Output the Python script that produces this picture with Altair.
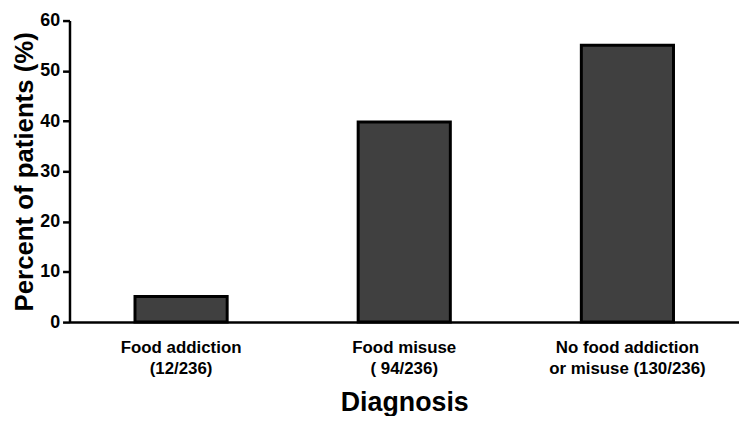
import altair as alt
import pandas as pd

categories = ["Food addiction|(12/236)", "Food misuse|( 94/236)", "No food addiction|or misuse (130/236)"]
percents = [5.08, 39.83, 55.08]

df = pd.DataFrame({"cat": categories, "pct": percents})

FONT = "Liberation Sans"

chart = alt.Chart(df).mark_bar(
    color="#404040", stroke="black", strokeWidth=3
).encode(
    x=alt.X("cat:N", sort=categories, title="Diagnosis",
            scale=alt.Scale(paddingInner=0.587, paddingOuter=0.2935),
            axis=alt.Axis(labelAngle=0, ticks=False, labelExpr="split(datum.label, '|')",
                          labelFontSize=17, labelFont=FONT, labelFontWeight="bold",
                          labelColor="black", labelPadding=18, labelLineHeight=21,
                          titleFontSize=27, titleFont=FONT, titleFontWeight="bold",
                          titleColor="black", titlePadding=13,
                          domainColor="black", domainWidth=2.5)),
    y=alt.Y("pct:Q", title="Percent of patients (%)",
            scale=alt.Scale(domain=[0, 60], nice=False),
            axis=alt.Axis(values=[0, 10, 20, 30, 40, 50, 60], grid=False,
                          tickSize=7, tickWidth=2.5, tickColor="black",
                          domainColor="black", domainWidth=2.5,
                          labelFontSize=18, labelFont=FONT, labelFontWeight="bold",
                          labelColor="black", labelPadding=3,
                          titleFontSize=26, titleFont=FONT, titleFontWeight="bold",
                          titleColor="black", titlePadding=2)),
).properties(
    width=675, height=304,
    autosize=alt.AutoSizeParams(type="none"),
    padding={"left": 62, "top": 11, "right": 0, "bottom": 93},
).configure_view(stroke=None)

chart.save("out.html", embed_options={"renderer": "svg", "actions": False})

*PROBLEM*. Output a faithful copy of the data, with each picture left out.

*EXPECTED OUTPUT*.
Output the Python script that produces this picture with Altair.
import altair as alt
import pandas as pd

categories = ["Food addiction|(12/236)", "Food misuse|( 94/236)", "No food addiction|or misuse (130/236)"]
percents = [5.08, 39.83, 55.08]

df = pd.DataFrame({"cat": categories, "pct": percents})

FONT = "Liberation Sans"

chart = alt.Chart(df).mark_bar(
    color="#404040", stroke="black", strokeWidth=3
).encode(
    x=alt.X("cat:N", sort=categories, title="Diagnosis",
            scale=alt.Scale(paddingInner=0.587, paddingOuter=0.2935),
            axis=alt.Axis(labelAngle=0, ticks=False, labelExpr="split(datum.label, '|')",
                          labelFontSize=17, labelFont=FONT, labelFontWeight="bold",
                          labelColor="black", labelPadding=18, labelLineHeight=21,
                          titleFontSize=27, titleFont=FONT, titleFontWeight="bold",
                          titleColor="black", titlePadding=13,
                          domainColor="black", domainWidth=2.5)),
    y=alt.Y("pct:Q", title="Percent of patients (%)",
            scale=alt.Scale(domain=[0, 60], nice=False),
            axis=alt.Axis(values=[0, 10, 20, 30, 40, 50, 60], grid=False,
                          tickSize=7, tickWidth=2.5, tickColor="black",
                          domainColor="black", domainWidth=2.5,
                          labelFontSize=18, labelFont=FONT, labelFontWeight="bold",
                          labelColor="black", labelPadding=3,
                          titleFontSize=26, titleFont=FONT, titleFontWeight="bold",
                          titleColor="black", titlePadding=2)),
).properties(
    width=675, height=304,
    autosize=alt.AutoSizeParams(type="none"),
    padding={"left": 62, "top": 11, "right": 0, "bottom": 93},
).configure_view(stroke=None)

chart.save("out.html", embed_options={"renderer": "svg", "actions": False})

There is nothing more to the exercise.